Je dis : à la « ressemblance, » parce qu’en effet le hasard veut que nous connaissions leurs traits et le sculpteur ne pourrait prendre avec eux les libertés dont on est coutumier lorsqu’on figure des gens morts depuis quatre cents ans. Les érudits ont repéré les traits caractéristiques du chancelier Rolin, dans de vieilles miniatures à Bruxelles et à Vienne : les touristes de passage à l’Hospice de Beaune l’ont vu, lui et sa femme, à genoux sur les volets extérieurs du fameux retable de Roger van der Weyden, et il n’est guère de visiteur du Louvre qui n’ait été frappé par la longue et austère figure du même chancelier dans la Vierge au donateur, attribuée aux Van Eyck.

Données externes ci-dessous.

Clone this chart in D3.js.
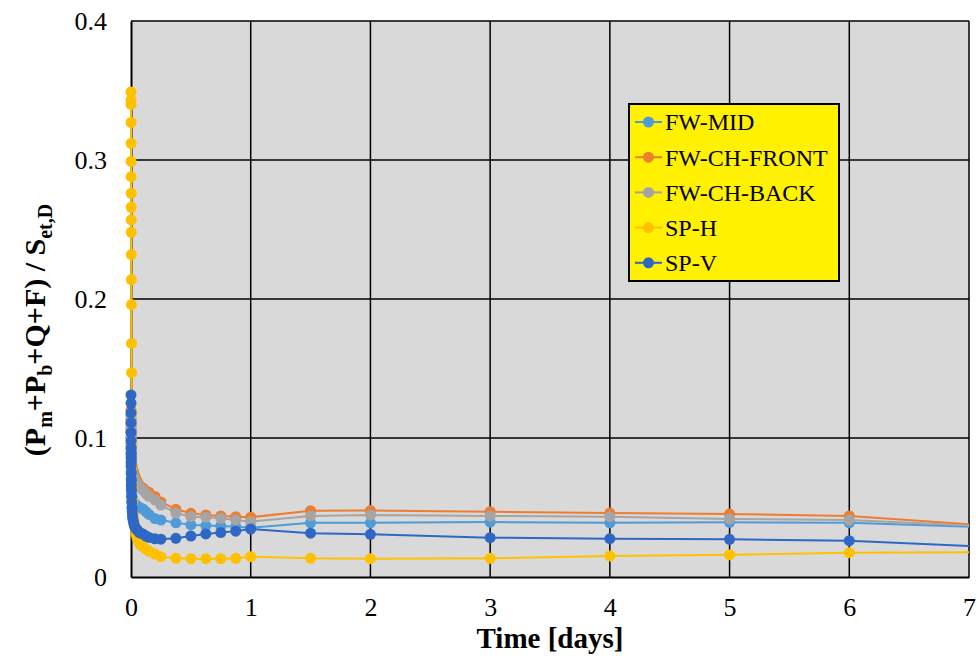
<!DOCTYPE html>
<html>
<head>
<meta charset="utf-8">
<script src="https://cdn.jsdelivr.net/npm/d3@7"></script>
<style>
  body { margin: 0; background: #fff; }
  svg text { font-family: "Liberation Serif", "Times New Roman", serif !important; fill: #000; }
</style>
</head>
<body>
<svg id="chart" width="978" height="657"></svg>
<script>
// time in days (last point lies past the axis max and is clipped)
const days = [0, 0.0002, 0.0004, 0.0006, 0.0008, 0.001, 0.0012, 0.0014, 0.0016, 0.0018,
  0.002, 0.0025, 0.003, 0.0035, 0.004, 0.005, 0.006, 0.008, 0.01, 0.0125,
  0.015, 0.02, 0.025, 0.03, 0.04, 0.05, 0.06, 0.07, 0.08, 0.1,
  0.125, 0.15, 0.2, 0.25, 0.375, 0.5, 0.625, 0.75, 0.875, 1,
  1.5, 2, 3, 4, 5, 6, 8];

const fwMid = [.105, .100, .096, .092, .088, .085, .082, .080, .078, .076,
  .074, .071, .068, .066, .064, .062, .060, .058, .057, .056,
  .055, .054, .053, .0525, .052, .051, .0505, .050, .0495, .049,
  .047, .045, .042, .041, .039, .0375, .037, .0367, .0362, .0355,
  .039, .039, .0395, .039, .0393, .039, .0334];

const fwChFront = [.120, .117, .114, .111, .108, .105, .102, .100, .098, .096,
  .094, .091, .089, .087, .086, .084, .082, .080, .079, .078,
  .077, .076, .074, .073, .071, .069, .067, .066, .065, .064,
  .062, .061, .058, .054, .0487, .0458, .0446, .0439, .0434, .043,
  .0477, .0478, .047, .046, .0453, .0439, .032];

const fwChBack = [.116, .113, .110, .107, .104, .101, .098, .096, .094, .092,
  .090, .087, .085, .083, .081, .079, .077, .075, .074, .073,
  .073, .072, .071, .070, .068, .067, .066, .065, .064, .0626,
  .060, .058, .0554, .0518, .046, .0434, .043, .0422, .041, .0398,
  .0439, .0446, .0439, .0434, .0417, .041, .033];

const spH = [.349, .343, .340, .327, .312, .299, .288, .276, .266, .257,
  .248, .232, .214, .196, .168, .147, .118, .095, .080, .065,
  .055, .045, .040, .036, .031, .028, .026, .0245, .023, .0218,
  .020, .0185, .0165, .0146, .0134, .0132, .0132, .0132, .0134, .0146,
  .0134, .0132, .0134, .0151, .016, .0175, .0181];

const spV = [.131, .125, .118, .111, .104, .098, .093, .089, .086, .083,
  .080, .075, .070, .066, .063, .058, .054, .050, .047, .044,
  .042, .040, .038, .0365, .035, .034, .033, .032, .0315, .031,
  .0295, .0285, .0275, .0272, .0278, .0295, .031, .032, .033, .0345,
  .0315, .0307, .0283, .0276, .0271, .0261, .0185];

const seriesNames = ["FW-MID", "FW-CH-FRONT", "FW-CH-BACK", "SP-H", "SP-V"];
const seriesValues = [fwMid, fwChFront, fwChBack, spH, spV];
const seriesColors = ["#4f9bd8", "#ed7d31", "#a5a5a5", "#ffc000", "#2f68c4"];

const xTicks = [0, 1, 2, 3, 4, 5, 6, 7];
const yTicks = [0, 0.1, 0.2, 0.3, 0.4];

const svg = d3.select("#chart");
const margin = { top: 21, right: 9, bottom: 80, left: 131 };
const W = 978, H = 657;
const w = W - margin.left - margin.right;
const h = H - margin.top - margin.bottom;

const x = d3.scaleLinear().domain([0, 7]).range([0, w]);
const y = d3.scaleLinear().domain([0, 0.4]).range([h, 0]);

const g = svg.append("g").attr("transform", `translate(${margin.left},${margin.top})`);

// plot background
g.append("rect").attr("width", w).attr("height", h).attr("fill", "#d9d9d9");

// grid
g.append("g")
  .selectAll("line")
  .data(yTicks.slice(1))
  .join("line")
  .attr("x1", 0).attr("x2", w)
  .attr("y1", d => y(d)).attr("y2", d => y(d))
  .attr("stroke", "#000").attr("stroke-width", 1.5);

g.append("g")
  .selectAll("line")
  .data(xTicks.slice(1))
  .join("line")
  .attr("x1", d => x(d)).attr("x2", d => x(d))
  .attr("y1", 0).attr("y2", h)
  .attr("stroke", "#000").attr("stroke-width", 1.5);

// axes (labels only, no tick marks)
const xAxis = g.append("g")
  .attr("transform", `translate(0,${h})`)
  .call(d3.axisBottom(x).tickValues(xTicks).tickFormat(d3.format("d")).tickSize(0).tickPadding(21));
const yAxis = g.append("g")
  .call(d3.axisLeft(y).tickValues(yTicks).tickFormat(d => d === 0 ? "0" : d3.format(".1f")(d)).tickSize(0).tickPadding(24));
[xAxis, yAxis].forEach(a => {
  a.attr("font-family", null);
  a.select(".domain").attr("stroke", "#000").attr("stroke-width", 2);
  a.selectAll("text").attr("font-size", 26);
});

// series, clipped at the right edge only
svg.append("defs").append("clipPath").attr("id", "clip")
  .append("rect").attr("x", -30).attr("y", -30).attr("width", w + 30).attr("height", h + 60);

const plot = g.append("g").attr("clip-path", "url(#clip)");

const line = d3.line().x(d => x(d[0])).y(d => y(d[1]));

seriesValues.forEach((vals, i) => {
  const pts = days.map((t, j) => [t, vals[j]]);
  const sg = plot.append("g");
  sg.append("path")
    .datum(pts)
    .attr("d", line)
    .attr("fill", "none")
    .attr("stroke", seriesColors[i])
    .attr("stroke-width", 2);
  sg.selectAll("circle")
    .data(pts)
    .join("circle")
    .attr("cx", d => x(d[0]))
    .attr("cy", d => y(d[1]))
    .attr("r", 5.5)
    .attr("fill", seriesColors[i]);
});

// legend
const lg = svg.append("g").attr("transform", "translate(629,104)");
lg.append("rect").attr("width", 210).attr("height", 177)
  .attr("fill", "#fff100").attr("stroke", "#000").attr("stroke-width", 2);
seriesNames.forEach((name, i) => {
  const yy = 18 + i * 35.2;
  lg.append("line").attr("x1", 6).attr("x2", 33).attr("y1", yy).attr("y2", yy)
    .attr("stroke", seriesColors[i]).attr("stroke-width", 2);
  lg.append("circle").attr("cx", 19.5).attr("cy", yy).attr("r", 5.5).attr("fill", seriesColors[i]);
  lg.append("text").attr("x", 36).attr("y", yy).attr("dy", "0.35em")
    .attr("font-size", 24).text(name);
});

// axis titles
svg.append("text")
  .attr("x", margin.left + w / 2).attr("y", 648)
  .attr("text-anchor", "middle")
  .attr("font-size", 29).attr("font-weight", "bold")
  .text("Time [days]");

const yt = svg.append("text")
  .attr("transform", "translate(45,330) rotate(-90)")
  .attr("text-anchor", "middle")
  .attr("font-size", 30).attr("font-weight", "bold");
const parts = [["(P", 0], ["m", 1], ["+P", 0], ["b", 1], ["+Q+F) / S", 0], ["et,D", 1]];
let shifted = false;
parts.forEach(([txt, sub]) => {
  const ts = yt.append("tspan").text(txt);
  if (sub) { ts.attr("font-size", 20).attr("dy", 7); shifted = true; }
  else if (shifted) { ts.attr("dy", -7); shifted = false; }
});
</script>
</body>
</html>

M. Bouchard avait donc, pour le guider sur ce contemporain de Philippe le Bon, plus de documens qu’on n’en a sur maint personnage du XVIIIe siècle et de la Révolution. Chose plus précieuse encore, il maniait un vêtement plastique, à longs plis lourds : pour l’homme, la robe garnie de martre serrée à la taille par une ceinture et le chaperon ; pour la femme, la robe simple et la coiffe aux beaux méplats vraiment sculpturaux. Rien ne venait contrarier son sentiment de la ligne et de l’équilibre. Il a donc fait œuvre excellente. Ces deux grands bourgeois qui s’en vont pesamment sur la route du XVe siècle, en portant une petite église dans la main, sont au plus haut point archaïques, sans cesser d’être vivans. Le chancelier Rolin et Guigone de Salins auront, peut-être, grâce à lui, à l’Hospice de Beaune, la place d’honneur que doivent avoir des parens au milieu de leurs enfans.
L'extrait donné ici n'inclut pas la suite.